The combination of those factors has caused water levels to drop by 10 billion cubic metres over the past few years, it said in 2018.

“Saving water through new canals is not only important for Bamiyan, but has implications for the whole country,” Zuhair told the Thomson Reuters Foundation.

WATER DISPUTE

Much of the melting snow in Afghanistan’s central highlands makes its way to rivers that cross the country’s borders into neighbouring nations such as Iran and Pakistan, and disputes over access to those waters are long-running.

Noorzai’s farm is on the Iran border, about 1,000km (620 miles) from Bamiyan, and relies on the Helmand for irrigation.

A 1973 water agreement was supposed to share resources equitably, but both sides say the other is using more than its fair share.

Afghanistan has said that Iran is taking more than the 26 cubic metres of water per second that it was allocated, funnelling it out of the Hamoun wetlands – where the Helmand empties out – and into man-made lakes.

Iran says Afghanistan is holding back more water than it is entitled to, pointing to the two hydroelectric dams that Afghanistan has built across the Helmand, with another in construction in Nimroz.

“The hardest part of our work in Nimroz is to control the border,” explained the province’s governor Sayed Sultan.

“Because of the war, Iran has taken more water than agreed to.
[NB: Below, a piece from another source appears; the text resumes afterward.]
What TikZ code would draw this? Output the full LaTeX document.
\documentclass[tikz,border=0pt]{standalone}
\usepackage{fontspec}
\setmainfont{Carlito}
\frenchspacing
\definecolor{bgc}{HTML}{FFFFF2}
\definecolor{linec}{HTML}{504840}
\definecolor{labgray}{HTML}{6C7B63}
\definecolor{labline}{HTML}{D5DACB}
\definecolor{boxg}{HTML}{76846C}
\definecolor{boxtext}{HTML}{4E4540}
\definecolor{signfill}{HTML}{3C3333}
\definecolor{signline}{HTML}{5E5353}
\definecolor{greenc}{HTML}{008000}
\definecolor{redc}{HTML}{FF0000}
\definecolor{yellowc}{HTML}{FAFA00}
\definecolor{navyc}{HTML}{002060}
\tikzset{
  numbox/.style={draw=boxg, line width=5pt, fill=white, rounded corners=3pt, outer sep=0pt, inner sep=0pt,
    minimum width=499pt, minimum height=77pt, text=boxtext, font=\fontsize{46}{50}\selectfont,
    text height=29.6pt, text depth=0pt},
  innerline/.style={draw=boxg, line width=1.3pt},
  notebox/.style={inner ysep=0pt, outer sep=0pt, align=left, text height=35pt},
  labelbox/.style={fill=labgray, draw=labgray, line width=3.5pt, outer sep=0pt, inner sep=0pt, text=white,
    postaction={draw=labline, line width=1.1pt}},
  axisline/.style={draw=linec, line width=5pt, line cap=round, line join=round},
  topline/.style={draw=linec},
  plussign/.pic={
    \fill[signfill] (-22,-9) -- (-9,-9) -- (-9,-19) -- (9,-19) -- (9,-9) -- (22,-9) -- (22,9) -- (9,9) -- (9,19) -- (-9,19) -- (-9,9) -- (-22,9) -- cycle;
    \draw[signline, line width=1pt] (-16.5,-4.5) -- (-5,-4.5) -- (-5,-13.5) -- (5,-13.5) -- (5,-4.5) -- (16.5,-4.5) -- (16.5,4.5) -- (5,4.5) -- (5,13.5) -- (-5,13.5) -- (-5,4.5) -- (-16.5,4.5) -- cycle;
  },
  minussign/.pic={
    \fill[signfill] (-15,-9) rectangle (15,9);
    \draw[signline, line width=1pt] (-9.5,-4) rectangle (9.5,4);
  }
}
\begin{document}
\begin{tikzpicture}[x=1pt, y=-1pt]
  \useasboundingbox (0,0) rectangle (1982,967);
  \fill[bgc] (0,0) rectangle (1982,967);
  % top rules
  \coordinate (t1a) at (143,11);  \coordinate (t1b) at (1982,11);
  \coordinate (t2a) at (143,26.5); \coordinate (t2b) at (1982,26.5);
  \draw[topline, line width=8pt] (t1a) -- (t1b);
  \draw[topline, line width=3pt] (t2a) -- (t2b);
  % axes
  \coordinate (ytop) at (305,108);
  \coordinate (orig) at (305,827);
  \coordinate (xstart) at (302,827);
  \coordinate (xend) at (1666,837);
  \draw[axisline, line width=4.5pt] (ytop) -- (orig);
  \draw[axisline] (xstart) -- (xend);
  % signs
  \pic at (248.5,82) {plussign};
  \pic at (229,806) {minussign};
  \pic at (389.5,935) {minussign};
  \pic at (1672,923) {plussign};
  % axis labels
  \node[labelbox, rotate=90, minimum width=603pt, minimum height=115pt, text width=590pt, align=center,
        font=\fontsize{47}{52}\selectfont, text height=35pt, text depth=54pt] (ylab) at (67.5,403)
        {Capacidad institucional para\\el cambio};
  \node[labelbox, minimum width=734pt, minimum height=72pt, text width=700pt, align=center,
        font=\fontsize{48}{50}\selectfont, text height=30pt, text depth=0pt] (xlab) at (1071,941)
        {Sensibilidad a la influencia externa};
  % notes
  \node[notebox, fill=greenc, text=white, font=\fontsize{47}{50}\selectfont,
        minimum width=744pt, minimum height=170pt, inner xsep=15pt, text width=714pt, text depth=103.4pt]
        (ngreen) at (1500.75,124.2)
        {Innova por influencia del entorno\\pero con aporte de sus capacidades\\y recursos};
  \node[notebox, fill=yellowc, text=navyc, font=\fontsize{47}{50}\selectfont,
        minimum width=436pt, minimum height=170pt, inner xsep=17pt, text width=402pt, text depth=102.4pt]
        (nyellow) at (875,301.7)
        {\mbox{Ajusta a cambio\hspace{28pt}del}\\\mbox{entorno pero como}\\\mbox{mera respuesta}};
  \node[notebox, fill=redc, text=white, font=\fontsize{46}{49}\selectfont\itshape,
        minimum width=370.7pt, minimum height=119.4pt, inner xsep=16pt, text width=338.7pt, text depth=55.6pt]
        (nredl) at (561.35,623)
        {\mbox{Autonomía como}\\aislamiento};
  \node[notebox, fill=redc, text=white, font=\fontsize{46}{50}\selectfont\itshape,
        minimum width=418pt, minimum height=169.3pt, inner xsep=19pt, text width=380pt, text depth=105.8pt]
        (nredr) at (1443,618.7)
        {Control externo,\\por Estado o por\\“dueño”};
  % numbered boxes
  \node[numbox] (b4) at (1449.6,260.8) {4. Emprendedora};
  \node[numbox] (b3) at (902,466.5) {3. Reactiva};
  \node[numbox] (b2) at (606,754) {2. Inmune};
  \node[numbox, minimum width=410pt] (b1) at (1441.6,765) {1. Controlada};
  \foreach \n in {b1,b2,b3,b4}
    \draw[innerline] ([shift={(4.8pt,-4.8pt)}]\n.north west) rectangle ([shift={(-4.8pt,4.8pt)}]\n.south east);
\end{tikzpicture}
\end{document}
Part of the problem is that the exact amount was never measured,” Sultan said.

Forty years of war have made it impossible for Afghanistan to properly measure how much water is crossing its borders, he added.

Iran’s General Director of Transboundary Rivers and Shared Water Resources Eisa Bozorgzadeh told the Thomson Reuters Foundation that such claims are “baseless.”

“We are merely receiving seasonal floodwater from the Helmand,” he said, adding that dams on the Afghan side were damaging the environment.

Water experts say climate change is further aggravating the situation.

Decreasing water levels in the Helmand and other rivers that run out of Afghanistan will eventually reduce the volume of water flowing into Iran, explained Martina Klimes, advisor for Water and Peace at the Stockholm International Water Institute.

“This will affect both countries severely, but can also possibly worsen their bilateral relations on water issues as some might be under the impression that Afghanistan’s dams have caused the decreased flow,” she noted.

Both countries are now working together to set up a new water measurement station at the border where the Helmand crosses into Iran, that will determine how much water actually flows over the border.

‘OUR GREATEST ASSET’

Food shortages give an added urgency to Afghanistan’s struggle to secure and manage its water supplies.

The Integrated Food Security Phase Classification (IPC) issued in May said that about 10.9 million people in Afghanistan – roughly a third of the population – are considered acutely food insecure.

Non-profits and officials hope that building better irrigation canals in Bamiyan can help farmers in the area grow enough to boost food security for the wider region.

Asim Farid, the governor for Yawkalang district in Bamiyan, said the 6km (3.7 miles) of cement canals, due to be completed in the spring, could yield 30% more water than the unlined canals that farmers build themselves.

The system will also include large basins to capture flood water, simultaneously stopping it from destroying crops and storing the water for use in dry weather, he said.

In Raquel, farmer Zahra Tawakole believes the new canals will help the village for the time being, but she worries about the increasingly warming winters.

“Improved irrigation canals are an option for now, but we will need to be able to adapt to the long-term consequences of climate change,” she said.

“Bamiyan has many riches, such as coal and iron. But water in an otherwise dry land is our greatest asset.”